"The comedy of man survives the tragedy of man."
G.K. Chesterton (I could include many, many quotes from Chesterton, but I'll point you here instead)

"Whenever you find yourself on the side of the majority, it is time to pause and reflect.”
Mark Twain

"The issue which has swept down the centuries and which will have to be fought sooner or later is the people versus the banks.”
Lord Acton

"A writer who says there are no truths, or that all truth is merely 'relative', is asking you not to believe him. So don't."
Roger Scruton

"Bad terminology is the enemy of good thinking."
Warren Buffett (2001 Chairmans Letter)

"Only a very shallow person does not judge by appearances."
Oscar Wilde

"The enemy of art is the absence of limitations."
George Orson Welles

"All of us are ignorant, if not misinformed, on vast numbers of things. What makes experts different is that they dare not admit it. That is also what makes experts dangerous."
Thomas Sowell

"If you leave a bunch of eleven year olds to their own devices, they'll usually create a Lord of the Flies world. Like a lot of American kids, I read this book in school. Presumably it was not a coincidence. Presumably someone wanted to point out to us that we were savages, and that we had made ourselves a cruel and stupid world. This was too subtle for me. While the book seemed entirely believable, I didn't get the additional message. I wish they had just told us outright that we were savages and our world was stupid."
Paul Graham (Author of "On Lisp")

"The trouble with you, Spode, is that just because you have succeeded in inducing a handful of half-wits to disfigure the London scene by going about in black shorts, you think you're someone. You hear them shouting, 'Heil, Spode!' and you imagine it is the Voice of the People. That is where you make your bloomer. What the Voice of the People is saying is: 'Look at that frightful ass Spode swanking about in footer bags! Did you ever in your puff see such a perfect perisher?'"
P.G. Wodehouse

"I like a man who grins when he fights."
Winston Churchill

"It is by now only too obvious how dearly mankind has paid for the fact that we have all throughout the ages preferred to censure, denounce and hate others, instead of censuring, denouncing and hating ourselves. But obvious though it may be, we are even now, with the 20th century on its way out, reluctant to recognize that the universal dividing line between good and evil runs not between countries, not between nations, not between parties, not between classes, not even between good and bad men: the dividing line cuts across nations and parties, shifting constantly, yielding now to the pressure of light, now to the pressure of darkness. It divides the heart of every man, and there too it is not a ditch dug once and for all, but fluctuates with the passage of time and according to a man's behavior."
Alexander Solzhenitsyn (Repentance and Self-Limitation in the Life of Nations)
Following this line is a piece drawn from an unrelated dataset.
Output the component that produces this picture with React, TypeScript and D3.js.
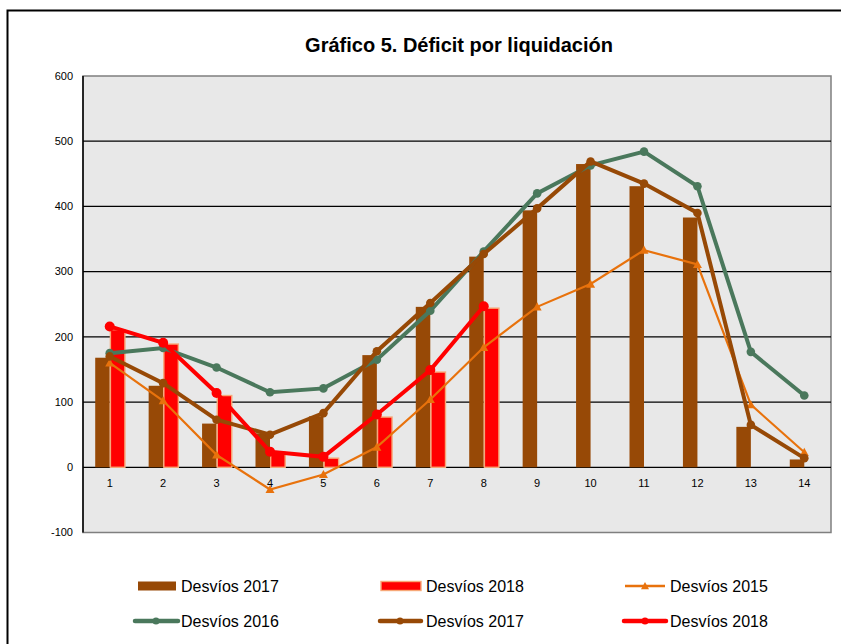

"Dixon, though on the whole glad at this escape, felt at the same time that the conversation would have been appropriately rounded off by Welch's death."
Kingsly Amis (Lucky Jim)

"Freud and Marx ... undermined the whole basis of Western European civilization as no avowedly insurrectionary movement ever has or could, by promoting the notion of determinism, in the one case in morals, in the other in history, thereby relieving individual men and women of all responsibility for their personal and collective behaviour.
Malcolm Muggeridge

"Oh, tell me, who was it first announced, who was it first proclaimed, that man only does nasty things because he does not know his own interests; and that if he were enlightened, if his eyes were opened to his real normal interests, man would at once cease to do nasty things, would at once become good and noble because, being enlightened and understanding his real advantage, he would see his own advantage in the good and nothing else, and we all know that not one man can, consciously, act against his own interests, consequently, so to say, through necessity, he would begin doing good? Oh, the babe! Oh, the pure, innocent child!"
Fyodor Dostoevsky (Notes From the Underground)

"XML is not the answer. It is not even the question. To paraphrase Jamie Zawinski on regular expressions, "Some people, when confronted with a problem, think “I know, I’ll use XML.” Now they have two problems.""
http://dirtsimple.org/

"Greek Tragedy is the tragedy of necessity; i.e., the feeling aroused in the spectator is 'What a pity it had to be this way.' Christian tragedy is the tragedy of possibility, 'What a pity it was this way when it might have been otherwise.'"
W.H. Auden

"It is impossible to design a system so perfect that no one needs to be good."
T.S. Eliot

"Today's art has given us nothing that bears the slightest resemblance to our own lives, touches our fears and cares, evokes our dreams, or gives hope in time of darkness. Today's art is no longer a part of life, no longer in the domain of the common man, no longer an enriching, ennobling and vital partner in the public pursuit of civilization, no longer the majestic presence in everyday life that it was in the past. It is not that the public has failed art; it is art which has failed the public."